UN Rapporteur Expresses Concern on Tokyo's Intervention in Media

Write : 2016-04-20 13:35:19 Update : 2016-04-20 14:43:26

UN Rapporteur Expresses Concern on Tokyo's Intervention in Media

A UN rights expert says the Japanese government is infringing on Japanese citizens’ rights to be informed by intervening in the drafting of school textbook contents and putting pressure on local media.

UN Special Rapporteur David Kaye made the comments at a news conference in Tokyo on Tuesday after a weeklong visit to investigate the freedom of media and expression. 

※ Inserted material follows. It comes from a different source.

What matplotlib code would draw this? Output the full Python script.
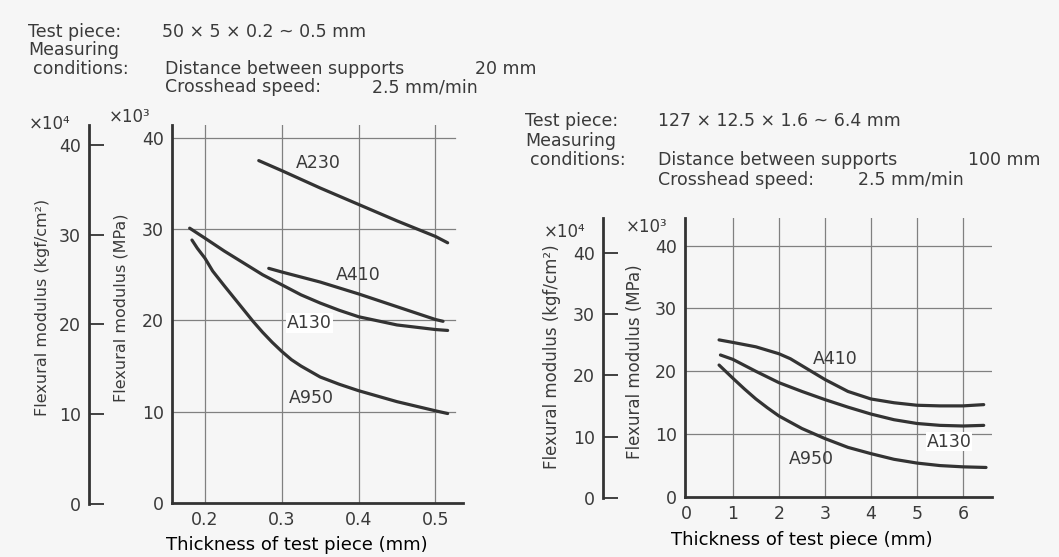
import matplotlib
matplotlib.use("Agg")
import matplotlib.pyplot as plt

W, H = 1059, 557
INK = '#3a3a3a'
LINE = '#333333'
GRID = '#808080'

plt.rcParams['font.family'] = 'DejaVu Sans'
plt.rcParams['text.color'] = INK

# left chart: thin test pieces (thickness in mm, modulus in 10^3 MPa)
left_a230_x = [0.270, 0.30, 0.35, 0.40, 0.45, 0.50, 0.516]
left_a230_y = [37.5, 36.4, 34.5, 32.7, 30.9, 29.2, 28.5]
left_a410_x = [0.283, 0.30, 0.35, 0.40, 0.45, 0.50, 0.510]
left_a410_y = [25.7, 25.3, 24.2, 22.9, 21.5, 20.1, 19.9]
left_a130_x = [0.180, 0.20, 0.225, 0.25, 0.275, 0.30, 0.325, 0.35, 0.375, 0.40, 0.45, 0.50, 0.516]
left_a130_y = [30.1, 29.0, 27.6, 26.3, 25.0, 23.9, 22.8, 21.9, 21.1, 20.4, 19.5, 19.0, 18.9]
left_a950_x = [0.183, 0.19, 0.20, 0.21, 0.225, 0.2375, 0.25, 0.2625, 0.275, 0.2875, 0.30,
               0.3125, 0.325, 0.3375, 0.35, 0.375, 0.40, 0.425, 0.45, 0.475, 0.50, 0.516]
left_a950_y = [28.8, 27.9, 26.8, 25.4, 23.8, 22.5, 21.2, 19.9, 18.7, 17.6, 16.6,
               15.7, 15.0, 14.4, 13.8, 13.0, 12.3, 11.7, 11.1, 10.6, 10.1, 9.8]

# right chart: thick test pieces
right_a410_x = [0.70, 1.0, 1.5, 2.0, 2.25, 2.5, 2.75, 3.0, 3.5, 4.0, 4.5, 5.0, 5.5, 6.0, 6.45]
right_a410_y = [25.0, 24.6, 23.9, 22.8, 22.0, 20.9, 19.8, 18.7, 16.8, 15.6, 15.0, 14.6, 14.5, 14.5, 14.7]
right_a130_x = [0.73, 1.0, 1.5, 2.0, 2.5, 3.0, 3.5, 4.0, 4.5, 5.0, 5.5, 6.0, 6.45]
right_a130_y = [22.6, 21.9, 20.0, 18.2, 16.8, 15.5, 14.3, 13.2, 12.3, 11.7, 11.4, 11.3, 11.4]
right_a950_x = [0.70, 1.0, 1.25, 1.5, 1.75, 2.0, 2.5, 3.0, 3.5, 4.0, 4.5, 5.0, 5.5, 6.0, 6.5]
right_a950_y = [21.0, 18.9, 17.2, 15.6, 14.2, 12.9, 10.9, 9.3, 7.9, 6.9, 6.0, 5.4, 5.0, 4.8, 4.7]

left_xticks = [0.2, 0.3, 0.4, 0.5]
right_xticks = [0, 1, 2, 3, 4, 5, 6]
yticks = [0, 10, 20, 30, 40]

left_labels = [('A230', 0.348, 37.2), ('A410', 0.40, 25.0), ('A130', 0.336, 19.7), ('A950', 0.339, 11.5)]
right_labels = [('A410', 3.22, 22.0), ('A130', 5.70, 8.8), ('A950', 2.71, 6.0)]

left_header = [('Test piece:', 28, 32), ('50 × 5 × 0.2 ~ 0.5 mm', 162, 32), ('Measuring', 28, 50),
               ('conditions:', 33, 69), ('Distance between supports', 165, 69), ('20 mm', 475, 69),
               ('Crosshead speed:', 165, 87), ('2.5 mm/min', 372, 87)]
right_header = [('Test piece:', 525, 121), ('127 × 12.5 × 1.6 ~ 6.4 mm', 658, 121), ('Measuring', 525, 141),
                ('conditions:', 530, 160), ('Distance between supports', 658, 160), ('100 mm', 968, 160),
                ('Crosshead speed:', 658, 180), ('2.5 mm/min', 858, 180)]


def box(fig, l, t, r, b):
    # pixel box (from top-left) -> axes
    return fig.add_axes([l / W, 1 - b / H, (r - l) / W, (b - t) / H])


def main_axes(fig, l, t, r, b, xlim, ylim, xticks, xlabels, grid_right):
    ax = box(fig, l, t, r, b)
    ax.set_facecolor('none')
    ax.set_xlim(*xlim)
    ax.set_ylim(*ylim)
    for s in ['top', 'right']:
        ax.spines[s].set_visible(False)
    for s in ['left', 'bottom']:
        ax.spines[s].set_linewidth(2.0)
        ax.spines[s].set_color(LINE)
    ax.set_xticks(xticks)
    ax.set_xticklabels(xlabels)
    ax.set_yticks(yticks)
    ax.tick_params(length=0, labelsize=12.5, colors=INK, pad=6)
    for v in xticks:
        if v > xlim[0] + 0.05 * (xlim[1] - xlim[0]):
            ax.plot([v, v], [0, ylim[1]], color=GRID, lw=0.9, zorder=1)
    for v in yticks[1:]:
        ax.plot([xlim[0], grid_right], [v, v], color=GRID, lw=0.9, zorder=1)
    return ax


def side_axis(fig, x, t, b, ytop):
    ax = box(fig, x, t, x + 20, b)
    ax.set_facecolor('none')
    ax.set_ylim(0, ytop)
    for s in ['top', 'right', 'bottom']:
        ax.spines[s].set_visible(False)
    ax.spines['left'].set_linewidth(2.0)
    ax.spines['left'].set_color(LINE)
    ax.set_xticks([])
    ax.set_yticks(yticks)
    ax.tick_params(axis='y', direction='in', length=11, width=1.3, color=LINE,
                   labelsize=12.5, labelcolor=INK, pad=6)
    return ax


fig = plt.figure(figsize=(W / 100, H / 100), dpi=100, facecolor='#f6f6f6')

# ---- left chart ----
ax1 = main_axes(fig, 172, 125, 463, 503, (0.157, 0.536), (0, 41.4),
                left_xticks, ['0.2', '0.3', '0.4', '0.5'], 0.525)
for xs, ys in [(left_a230_x, left_a230_y), (left_a410_x, left_a410_y),
               (left_a130_x, left_a130_y), (left_a950_x, left_a950_y)]:
    ax1.plot(xs, ys, color=LINE, lw=2.3, solid_capstyle='round', solid_joinstyle='round', zorder=3)
for name, x, y in left_labels:
    bg = dict(facecolor='white', edgecolor='none', pad=0.5) if name == 'A130' else None
    ax1.text(x, y, name, ha='center', va='center', fontsize=12.5, bbox=bg, zorder=2)
ax1.set_xlabel('Thickness of test piece (mm)', fontsize=13, va='center')
ax1.xaxis.set_label_coords((297 - 172) / 291, (503 - 545) / 378)
side1 = side_axis(fig, 89, 125, 504, 42.2)

fig.text(43 / W, 1 - 307 / H, 'Flexural modulus (kgf/cm²)', rotation=90, ha='center', va='center', fontsize=11.5)
fig.text(121 / W, 1 - 308 / H, 'Flexural modulus (MPa)', rotation=90, ha='center', va='center', fontsize=11.5)
fig.text(50 / W, 1 - 124 / H, '×10⁴', ha='center', va='center', fontsize=12)
fig.text(130 / W, 1 - 117 / H, '×10³', ha='center', va='center', fontsize=12)

# ---- right chart ----
ax2 = main_axes(fig, 685, 218, 992, 497, (-0.04, 6.63), (0, 44.4),
                right_xticks, [str(v) for v in right_xticks], 6.6)
for xs, ys in [(right_a410_x, right_a410_y), (right_a130_x, right_a130_y),
               (right_a950_x, right_a950_y)]:
    ax2.plot(xs, ys, color=LINE, lw=2.3, solid_capstyle='round', solid_joinstyle='round', zorder=3)
for name, x, y in right_labels:
    bg = dict(facecolor='white', edgecolor='none', pad=0.5) if name == 'A130' else None
    ax2.text(x, y, name, ha='center', va='center', fontsize=12.5, bbox=bg, zorder=2)
ax2.set_xlabel('Thickness of test piece (mm)', fontsize=13, va='center')
ax2.xaxis.set_label_coords((802 - 685) / 307, (497 - 540) / 279)
side2 = side_axis(fig, 603, 218, 498, 45.7)

fig.text(552 / W, 1 - 357 / H, 'Flexural modulus (kgf/cm²)', rotation=90, ha='center', va='center', fontsize=12)
fig.text(635 / W, 1 - 362 / H, 'Flexural modulus (MPa)', rotation=90, ha='center', va='center', fontsize=12)
fig.text(565 / W, 1 - 232 / H, '×10⁴', ha='center', va='center', fontsize=12)
fig.text(647 / W, 1 - 227 / H, '×10³', ha='center', va='center', fontsize=12)

# ---- header notes ----
for txt, x, y in left_header + right_header:
    fig.text(x / W, 1 - y / H, txt, ha='left', va='center', fontsize=12.5)

fig.savefig('out.png', dpi=100, facecolor=fig.get_facecolor())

According to the Tokyo Shimbun and Sankei Shimbun Wednesday, Kaye said that descriptions of the victims of Japan’s wartime sexual slavery have been deleted in school textbooks and he feels that the move resulted from the Tokyo government’s political intention.

Kaye said the Japanese government’s intervention in how to interpret crimes during World War II is an infringement of the Japanese public’s right to know. He said the Japanese government should refrain from intervening in the interpretation of historical events and instead work hard to let its citizens know about the serious crimes.

Kaye also cited death threats directed at former Asahi Shimbun reporter Takashi Uemura as a case hindering the independence of the press in Japan. Uemura was the first to report about a Korean victim of Japan’s wartime sexual slavery, Kim Hak-sun, in the Asahi Shimbun in August 1991. He was accused of fabricating the truth from right-wing critics.